Agents break that assumption.
An agent deciding whether to call an API needs to answer a simple question: Is this worth paying for right now? That question cannot be answered cleanly if payment is decoupled from the request itself.
Why Payments Become a First-Class Primitive
Autonomous systems make decisions continuously. They don't batch intent into monthly plans or annual contracts. They operate at machine time, not billing cycles.
This creates three immediate mismatches with traditional finance:
Identity mismatch – Financial systems require legal identity. Agents are software.
Granularity mismatch – Agents need to pay fractions of cents. Cards and banks cannot.
Latency mismatch – Agents operate in milliseconds. Banking settles in days.
As agents become more capable, these mismatches stop being edge cases and become systemic blockers.
If agents are to meaningfully participate in the economy of the internet, payments must be:
- Programmatic
- Permissionless
- Instant
- Infinitely divisible
This is where crypto enters—not as speculation, but as infrastructure.
Crypto as the Native Financial Layer for Agents
Cryptographic payment systems allow value to be handled like data: transmitted globally, programmatically, and without intermediaries.

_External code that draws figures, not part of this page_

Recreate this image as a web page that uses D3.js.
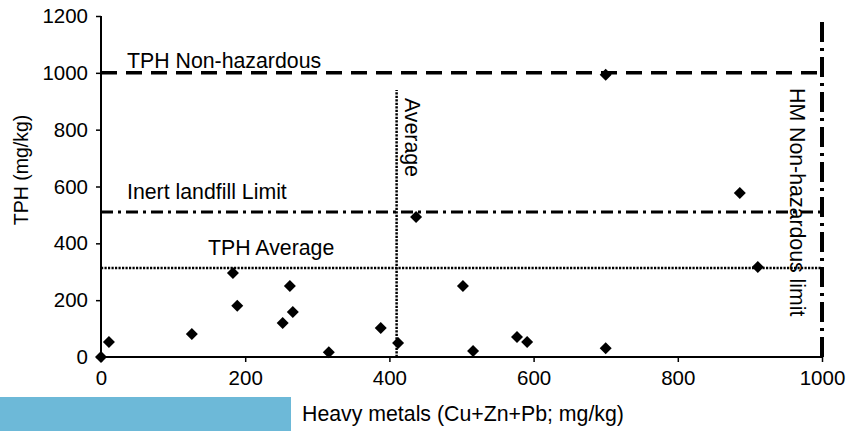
<!DOCTYPE html>
<html><head><meta charset="utf-8">
<script src="https://cdn.jsdelivr.net/npm/d3@7/dist/d3.min.js"></script>
<style>
html,body{margin:0;padding:0;background:#fff;}
svg{display:block;}
text{font-family:"Liberation Sans",Arial,Helvetica,sans-serif;fill:#000;}
</style></head><body>
<svg id="chart" width="848" height="431"></svg>
<script>
// Data
const hmValues  = [0, 11, 126, 183, 189, 252, 262, 266, 316, 388, 412, 437, 502, 516, 577, 591, 700, 700, 886, 911];
const tphValues = [0, 53, 81, 296, 180, 120, 250, 158, 17, 102, 49, 493, 250, 21, 70, 53, 31, 993, 577, 317];
const xTicks = [0, 200, 400, 600, 800, 1000];
const yTicks = [0, 200, 400, 600, 800, 1000, 1200];
const tphNonHaz = 1000;
const inertLimit = 510;
const tphAverage = 313;
const hmAverage = 410;
const hmNonHaz = 1000;
const xLabel = "Heavy metals (Cu+Zn+Pb; mg/kg)";
const yLabel = "TPH (mg/kg)";

const svg = d3.select("#chart");
const x = d3.scaleLinear().domain([0, 1000]).range([101, 822]);
const y = d3.scaleLinear().domain([0, 1200]).range([357, 16]);
const FS = 20.5;
const LFS = 21.3;

// blue bar at bottom left
svg.append("rect").attr("x", 0).attr("y", 397).attr("width", 291).attr("height", 34).attr("fill", "#6db9d8");

// axes
const xAxis = svg.append("g").attr("transform", `translate(0,${y(0)})`)
  .call(d3.axisBottom(x).tickValues(xTicks).tickSize(5).tickPadding(8).tickFormat(d3.format("d")));
const yAxis = svg.append("g").attr("transform", `translate(${x(0)},0)`)
  .call(d3.axisLeft(y).tickValues(yTicks).tickSize(5).tickPadding(8).tickFormat(d3.format("d")));
[xAxis, yAxis].forEach(a => {
  a.select(".domain").attr("stroke", "#000").attr("stroke-width", 2);
  a.selectAll(".tick line").attr("stroke", "#000").attr("stroke-width", 1.5);
  a.selectAll(".tick text").attr("font-size", FS).attr("font-family", '"Liberation Sans",Arial,sans-serif').attr("fill", "#000");
});
xAxis.select(".domain").attr("d", `M${x(0)},0H${x(1000)}`);
yAxis.select(".domain").attr("d", `M0,${y(0)}V${y(1200)}`);

// reference lines
const lines = svg.append("g").attr("fill", "none").attr("stroke", "#000");
lines.append("line").attr("x1", x(0)).attr("x2", x(1000)).attr("y1", y(tphNonHaz)).attr("y2", y(tphNonHaz))
  .attr("stroke-width", 3.5).attr("stroke-dasharray", "16,9");
lines.append("line").attr("x1", x(0)).attr("x2", x(1000)).attr("y1", y(inertLimit)).attr("y2", y(inertLimit))
  .attr("stroke-width", 3).attr("stroke-dasharray", "12,5,3,5");
lines.append("line").attr("x1", x(0)).attr("x2", x(1000)).attr("y1", y(tphAverage)).attr("y2", y(tphAverage))
  .attr("stroke-width", 2.5).attr("stroke-dasharray", "2.2,1.3");
lines.append("line").attr("x1", x(hmAverage)).attr("x2", x(hmAverage)).attr("y1", y(0)).attr("y2", y(940))
  .attr("stroke-width", 2.5).attr("stroke-dasharray", "2.2,1.3");
lines.append("line").attr("x1", x(hmNonHaz)).attr("x2", x(hmNonHaz)).attr("y1", y(0)).attr("y2", y(1193))
  .attr("stroke-width", 4).attr("stroke-dasharray", "20,6,3,6");

// points
const sym = d3.symbol(d3.symbolSquare, 72);
svg.append("g").selectAll("path").data(hmValues.map((v, i) => [v, tphValues[i]])).join("path")
  .attr("d", sym)
  .attr("transform", d => `translate(${x(d[0])},${y(d[1])}) rotate(45)`)
  .attr("fill", "#000");

// labels
function label(txt, tx, ty, rot, anchor, fs) {
  svg.append("text").attr("transform", `translate(${tx},${ty}) rotate(${rot})`)
    .attr("font-size", fs || LFS).attr("text-anchor", anchor || "start").text(txt);
}
label("TPH Non-hazardous", 127, 68, 0);
label("Inert landfill Limit", 127, 199, 0);
label("TPH Average", 208, 255, 0);
label("Average", 405, 98, 90);
label("HM Non-hazardous limit", 790, 88, 90);
label(yLabel, 28, 170, -90, "middle", 19.5);
label(xLabel, 302, 421, 0);
</script>
</body></html>
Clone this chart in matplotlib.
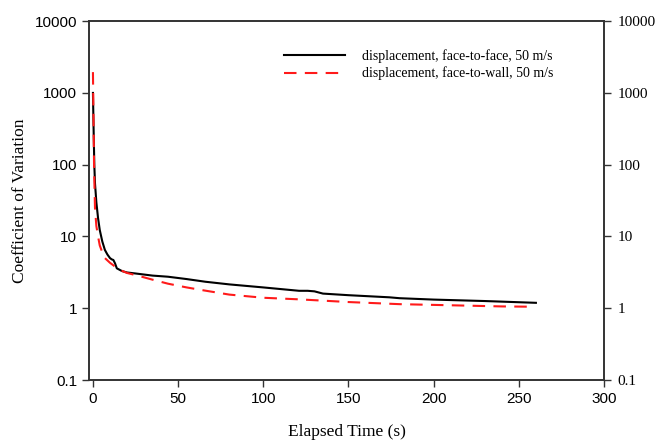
import matplotlib
matplotlib.use('Agg')
import matplotlib.pyplot as plt
from matplotlib.ticker import FixedLocator, NullLocator

# face-to-face curve (black, solid)
t_face = [0, 0.4, 0.8, 1.2, 2, 3, 4, 5.5, 7, 8.5, 10, 11, 12, 13, 14, 17, 20, 25,
          35, 44, 55, 66, 80, 100, 121, 126, 130, 135, 150, 174, 180, 200, 230, 260]
cv_face = [1000, 300, 100, 55, 30, 18, 12.3, 8.5, 6.5, 5.6, 5.0, 4.8, 4.7, 4.2, 3.6,
           3.3, 3.15, 3.05, 2.85, 2.75, 2.55, 2.34, 2.15, 1.95, 1.75, 1.75, 1.72, 1.6,
           1.52, 1.42, 1.38, 1.32, 1.26, 1.19]

# face-to-wall curve (red, dashed)
t_wall = [0, 0.3, 0.7, 1.2, 2, 3, 4, 5.5, 7, 10, 13, 16, 20, 25, 35, 44, 55, 64,
          80, 100, 121, 150, 180, 210, 240, 258]
cv_wall = [1950, 500, 80, 25, 14, 10, 7.5, 6, 5.0, 4.3, 3.8, 3.4, 3.1, 2.9, 2.5, 2.2,
           1.95, 1.79, 1.55, 1.4, 1.33, 1.22, 1.14, 1.1, 1.06, 1.05]

x_ticks = [0, 50, 100, 150, 200, 250, 300]
y_ticks = [0.1, 1, 10, 100, 1000, 10000]
y_labels = ['0.1', '1', '10', '100', '1000', '10000']

sans = 'Liberation Sans'
serif = 'Liberation Serif'

fig = plt.figure(figsize=(6.58, 4.41), dpi=100)
ax = fig.add_axes([0.1353, 0.1383, 0.9180 - 0.1353, 0.952 - 0.1383])

ax.plot(t_face, cv_face, color='black', lw=1.5, label='displacement, face-to-face, 50 m/s')
ax.plot(t_wall, cv_wall, color='#ff1a1a', lw=1.5, dashes=(6, 4),
        label='displacement, face-to-wall, 50 m/s')

ax.set_yscale('log')
ax.set_xlim(-2.3, 300)
ax.set_ylim(0.1, 10000)
ax.set_xticks(x_ticks)
ax.set_xticklabels([str(v) for v in x_ticks], fontfamily=sans, fontsize=11)
ax.yaxis.set_major_locator(FixedLocator(y_ticks))
ax.yaxis.set_minor_locator(NullLocator())
ax.set_yticklabels(y_labels, fontfamily=sans, fontsize=11)
ax.tick_params(direction='out', length=5, width=1, color='#333333')

ax2 = ax.twinx()
ax2.set_yscale('log')
ax2.set_ylim(0.1, 10000)
ax2.yaxis.set_major_locator(FixedLocator(y_ticks))
ax2.yaxis.set_minor_locator(NullLocator())
ax2.set_yticklabels(y_labels, fontfamily=serif, fontsize=11)
ax2.tick_params(direction='out', length=5, width=1, color='#333333', pad=4.5)

for a in (ax, ax2):
    for s in a.spines.values():
        s.set_color('#333333')
        s.set_linewidth(1.2)

ax.set_xlabel('Elapsed Time (s)', fontfamily=serif, fontsize=12.5, labelpad=13)
ax.set_ylabel('Coefficient of Variation', fontfamily=serif, fontsize=12.5, labelpad=5)

leg = ax.legend(loc='upper right', bbox_to_anchor=(0.925, 0.958), frameon=False,
                prop={'family': serif, 'size': 10}, handlelength=4.4,
                handletextpad=1.2, labelspacing=0.3)

fig.savefig('out.png', dpi=100)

For AI agents, this is not a philosophical advantage—it is a practical one.
Crypto wallets can be controlled by software. Transactions can be automated. Payments can be arbitrarily small. Conditions can be encoded directly into payment logic.
This allows a new pattern to emerge: request → price → payment → response, all at machine speed.
Notably, this mirrors something that has existed in web standards for decades but was never activated.
The Return of HTTP 402
HTTP status code 402—Payment Required—has always existed. It simply had no viable payment layer to support it.
In an agentic internet, 402 stops being a curiosity and becomes a design primitive.
An API can respond:
"You can have this resource, but it costs X."
An agent can respond:
"Given my goals and budget, I accept or decline."
No accounts. No subscriptions. No keys. Just negotiation and settlement.
This transforms APIs from static services into economic actors, and agents from passive consumers into rational participants.
Toward an Agentic Economic Layer
When payments become embedded at the protocol level, the internet begins to resemble a living economy rather than a static collection of services.
APIs price dynamically. Agents compare options. Value flows continuously, not episodically.
This unlocks:
- Pay-per-call and pay-per-result services
- Machine-scale marketplaces
- On-demand data, compute, and intelligence
- Autonomous systems that can earn and spend
The result is not just "AI plus crypto," but a re-architecting of the internet around autonomous decision-makers.
The agentic internet will not arrive with a splash. It will quietly replace assumptions we no longer notice—until humans are no longer the primary economic actors online.